Not much comes out of your pay envelope, either. Korean income taxes for foreigners run about 3 - 7 percent. You also pay 4 - 5 percent into the national pension fund (matched by your employer). Korea has universal single-payer public health insurance; this takes another 4 - 5 percent of your salary, but your hagwon may pay all or part of this (check your contract). You can waive the health insurance if you have your own private insurance, but Korea's is unbelievably cheap by world standards, and the coverage is quite respectable.

Think about that: you'll typically get to keep about 85 - 90 percent of your salary. In the US a good one-quarter to one-third of your paycheck goes for taxes, Social Security, and insurance -- to say nothing of what most Europeans pay.

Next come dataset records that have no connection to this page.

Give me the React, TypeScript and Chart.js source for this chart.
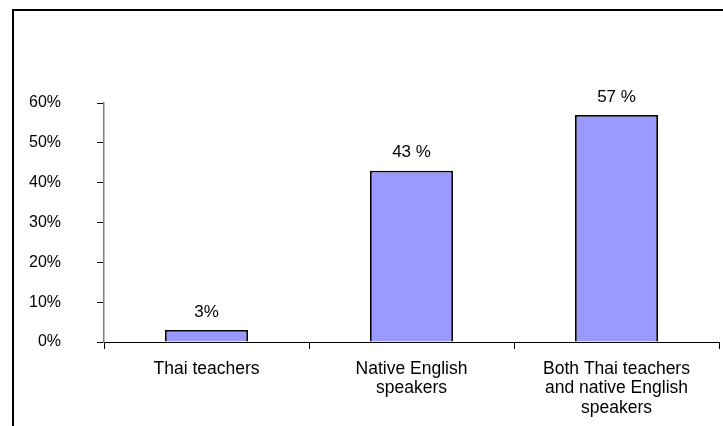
import React, { useEffect, useRef } from "react";
import { Chart, registerables } from "chart.js";

Chart.register(...registerables);

const categories: string[][] = [
  ["Thai teachers"],
  ["Native English", "speakers"],
  ["Both Thai teachers", "and native English", "speakers"],
];
const values: number[] = [3, 43, 57];
const valueLabels: string[] = ["3%", "43 %", "57 %"];
const yMin = 0;
const yMax = 60;
const yStep = 10;

const FONT = "'Liberation Sans', Arial, sans-serif";

export default function App() {
  const ref = useRef<HTMLCanvasElement | null>(null);

  useEffect(() => {
    if (!ref.current) return;
    const labelPlugin = {
      id: "valueLabels",
      afterDatasetsDraw(chart: any) {
        const ctx = chart.ctx;
        const meta = chart.getDatasetMeta(0);
        ctx.save();
        ctx.fillStyle = "#000";
        ctx.font = `17px ${FONT}`;
        ctx.textAlign = "center";
        ctx.textBaseline = "middle";
        meta.data.forEach((bar: any, i: number) => {
          ctx.fillText(valueLabels[i], bar.x, bar.y - 18);
        });
        ctx.restore();
      },
    };
    const framePlugin = {
      id: "frame",
      afterDraw(chart: any) {
        const ctx = chart.ctx;
        ctx.save();
        ctx.strokeStyle = "#000";
        ctx.lineWidth = 2;
        ctx.beginPath();
        ctx.moveTo(13, 426);
        ctx.lineTo(13, 10);
        ctx.lineTo(723, 10);
        ctx.stroke();
        ctx.restore();
      },
    };
    const chart = new Chart(ref.current, {
      type: "bar",
      data: {
        labels: categories,
        datasets: [
          {
            data: values,
            backgroundColor: "#9999FF",
            borderColor: "#000000",
            borderWidth: 1.8,
            categoryPercentage: 1,
            barPercentage: 0.405,
          },
        ],
      },
      options: {
        animation: false,
        responsive: false,
        maintainAspectRatio: false,
        layout: { padding: { top: 103, right: 4, left: 0, bottom: 0 } },
        plugins: {
          legend: { display: false },
          tooltip: { enabled: false },
        },
        scales: {
          x: {
            offset: true,
            grid: {
              offset: true,
              drawOnChartArea: false,
              drawTicks: true,
              tickLength: 7,
              color: "#000",
            },
            border: { display: true, color: "#000", width: 1 },
            ticks: {
              color: "#000",
              font: { family: FONT, size: 17.5, lineHeight: 1.12 },
              padding: 10,
              maxRotation: 0,
              autoSkip: false,
            },
            afterFit(scale: any) {
              scale.height = 84;
            },
          },
          y: {
            min: yMin,
            max: yMax,
            grid: {
              drawOnChartArea: false,
              drawTicks: true,
              tickLength: 7,
              color: "#000",
            },
            border: { display: true, color: "#808080", width: 1.5 },
            ticks: {
              stepSize: yStep,
              color: "#000",
              font: { family: FONT, size: 16 },
              padding: 36,
              callback: (v: any) => `${v}%`,
            },
            afterFit(scale: any) {
              scale.width = 104;
            },
          },
        },
      },
      plugins: [labelPlugin, framePlugin],
    });
    return () => chart.destroy();
  }, []);

  return (
    <div style={{ position: "absolute", left: 0, top: 0, width: 723, height: 426, background: "#fff" }}>
      <canvas ref={ref} width={723} height={426} style={{ display: "block" }} />
    </div>
  );
}
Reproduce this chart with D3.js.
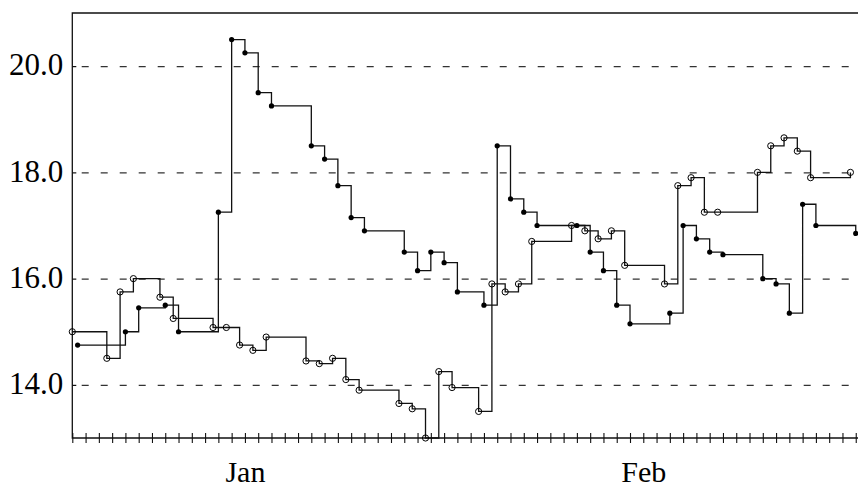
<!DOCTYPE html>
<html>
<head>
<meta charset="utf-8">
<script src="https://cdn.jsdelivr.net/npm/d3@7"></script>
<style>
  body { margin: 0; background: #fff; }
  svg { display: block; }
</style>
</head>
<body>
<svg class="chart" width="858" height="489"></svg>
<script>
/****************************************************************
    Data (days counted from the start date)
/****************************************************************/
const filledDays = [0.4, 4, 5, 7, 8, 11, 12, 13, 14, 15, 18, 19, 20, 21, 22, 25, 26, 27, 28, 29,
  31, 32, 33, 34, 35, 38, 39, 40, 41, 42, 45, 46, 47, 48, 49, 52, 53, 54, 55, 56, 59]
const filledValues = [14.75, 15.0, 15.45, 15.5, 15.0, 17.25, 20.5, 20.25, 19.5, 19.25, 18.5, 18.25, 17.75, 17.15, 16.9, 16.5, 16.15, 16.5, 16.3, 15.75,
  15.5, 18.5, 17.5, 17.25, 17.0, 17.0, 16.5, 16.15, 15.5, 15.15, 15.35, 17.0, 16.75, 16.5, 16.45, 16.0, 15.9, 15.35, 17.4, 17.0, 16.85]

const openDays = [0, 2.6, 3.6, 4.6, 6.6, 7.6, 10.6, 11.6, 12.6, 13.6, 14.6, 17.6, 18.6, 19.6, 20.6, 21.6, 24.6, 25.6, 26.6, 27.6, 28.6,
  30.6, 31.6, 32.6, 33.6, 34.6, 37.6, 38.6, 39.6, 40.6, 41.6, 44.6, 45.6, 46.6, 47.6, 48.6, 51.6, 52.6, 53.6, 54.6, 55.6, 58.6]
const openValues = [15.0, 14.5, 15.75, 16.0, 15.65, 15.25, 15.08, 15.08, 14.75, 14.65, 14.9, 14.45, 14.4, 14.5, 14.1, 13.9, 13.65, 13.55, 13.0, 14.25, 13.95,
  13.5, 15.9, 15.75, 15.9, 16.7, 17.0, 16.9, 16.75, 16.9, 16.25, 15.9, 17.75, 17.9, 17.25, 17.25, 18.0, 18.5, 18.65, 18.4, 17.9, 18.0]

const yTicks = [14, 16, 18, 20]
const monthLabels = ['Jan', 'Feb']
const monthLabelDays = [13, 43]

/****************************************************************
    Constant settings
/****************************************************************/
const settings = {
  left: 72.3, //x of the left axis
  right: 858, //the plot runs off the right edge
  top: 13, //y of the top border
  bottom: 438, //y of the date axis
  startDate: Date.UTC(2021, 0, 1), //day 0
  lastDay: 59.17, //day at the right edge
  yMin: 13,
  yMax: 21,
  font: '"Liberation Serif", "DejaVu Serif", serif',
  fontSize: '31px',
  lineColor: '#111',
  lineWidth: 1.3,
  gridColor: '#333',
  dotRadius: 2.6,
  ringRadius: 3.1
}

const toDate = d => new Date(settings.startDate + d * 864e5)

const svg = d3.select('.chart')

const x = d3.scaleUtc()
  .domain([toDate(0), toDate(settings.lastDay)])
  .range([settings.left, settings.right])

const y = d3.scaleLinear()
  .domain([settings.yMin, settings.yMax])
  .range([settings.bottom, settings.top])

/****************************************************************
    Dashed grid
/****************************************************************/
svg.append('g')
  .attr('transform', `translate(${settings.left},0)`)
  .call(d3.axisLeft(y).tickValues(yTicks).tickSize(-(settings.right - settings.left)).tickFormat(''))
  .call(g => g.select('.domain').remove())
  .call(g => g.selectAll('.tick line')
    .attr('stroke', settings.gridColor)
    .attr('stroke-width', 1.2)
    .attr('stroke-dasharray', '7,12')
    .attr('stroke-dashoffset', 9.6))

/****************************************************************
    Frame and axes
/****************************************************************/
svg.append('path')
  .attr('d', `M${settings.right},${settings.top}H${settings.left}V${settings.bottom}H${settings.right}`)
  .attr('fill', 'none')
  .attr('stroke', settings.lineColor)
  .attr('stroke-width', 1.3)

// day ticks crossing the date axis
svg.append('g')
  .attr('transform', `translate(0,${settings.bottom})`)
  .call(d3.axisBottom(x).ticks(d3.utcDay.every(1)).tickFormat(''))
  .call(g => g.select('.domain').remove())
  .call(g => g.selectAll('.tick line')
    .attr('y1', -5)
    .attr('y2', 5)
    .attr('stroke', settings.lineColor)
    .attr('stroke-width', 1.1))

// month names
svg.append('g')
  .attr('transform', `translate(0,${settings.bottom})`)
  .call(d3.axisBottom(x)
    .tickValues(monthLabelDays.map(toDate))
    .tickSize(0)
    .tickPadding(23)
    .tickFormat((d, i) => monthLabels[i]))
  .call(g => g.select('.domain').remove())
  .call(g => g.selectAll('text')
    .attr('font-family', settings.font)
    .attr('font-size', '30px')
    .attr('fill', '#000'))

svg.append('g')
  .attr('transform', `translate(${settings.left},0)`)
  .call(d3.axisLeft(y).tickValues(yTicks).tickSize(-4).tickPadding(9).tickFormat(d3.format('.1f')))
  .call(g => g.select('.domain').remove())
  .call(g => g.selectAll('.tick line').attr('stroke', settings.lineColor).attr('stroke-width', 1.2))
  .call(g => g.selectAll('text')
    .attr('dy', '0.28em')
    .attr('font-family', settings.font)
    .attr('font-size', settings.fontSize)
    .attr('fill', '#000'))

/****************************************************************
    Step lines and markers
/****************************************************************/
const step = d3.line()
  .x(d => x(toDate(d[0])))
  .y(d => y(d[1]))
  .curve(d3.curveStepAfter)

const filled = d3.zip(filledDays, filledValues)
const open = d3.zip(openDays, openValues)

for (const series of [filled, open]) {
  svg.append('path')
    .datum(series)
    .attr('d', step)
    .attr('fill', 'none')
    .attr('stroke', settings.lineColor)
    .attr('stroke-width', settings.lineWidth)
}

svg.append('g')
  .selectAll('circle')
  .data(filled)
  .join('circle')
  .attr('cx', d => x(toDate(d[0])))
  .attr('cy', d => y(d[1]))
  .attr('r', settings.dotRadius)
  .attr('fill', '#000')

svg.append('g')
  .selectAll('circle')
  .data(open)
  .join('circle')
  .attr('cx', d => x(toDate(d[0])))
  .attr('cy', d => y(d[1]))
  .attr('r', settings.ringRadius)
  .attr('fill', 'none')
  .attr('stroke', '#000')
  .attr('stroke-width', 1)
</script>
</body>
</html>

In most cases you won't have to pay any tax on your Korean earnings in your home country. For US citizens, the IRS says that if you're physically living outside the US for at least 330 days of the tax year, anything you earn (up to US$80,000) is yours, tax-free. Even if you came to Korea in, say, July, you may still be able to claim this exemption by tinkering with the dates of your tax year. In that case you'll most likely want to get some help from a good tax accountant.

So, while the salary itself may not sound sensational, it goes a long way. Unless you're a real spendthrift, it's not at all hard to bank a nice percentage of your salary while you're in Korea.

You may have read that hagwons will give you a bonus of one month's salary when you go home. Note, this is not a yearly bonus, it's a severance bonus. It doesn't kick in until you've worked in the same job for a full year, and it doesn't pay off until you leave the job for good. After the first year, though, your bonus keeps building month by month. So if you leave after 18 months, your bonus amounts to a month and a half's worth of salary.

There is in fact a Korean law that requires a severance bonus for all full time employees. There's also a catch. Make that three of them.

First, if you don't work a full year, no bonus, period. Watch out for a contract termination that's a day or a week short of a full year.

Also, the Korean courts have ruled that if you aren't actually in the classroom for at least 40 hours a week, which is actually pretty rare for foreign hagwon teachers, you're not really full-time and thus you're not eligible for a severance bonus. Some hagwon directors apparently think that preparing lesson plans and grading papers isn't real work, and I guess the Korean legal system agrees.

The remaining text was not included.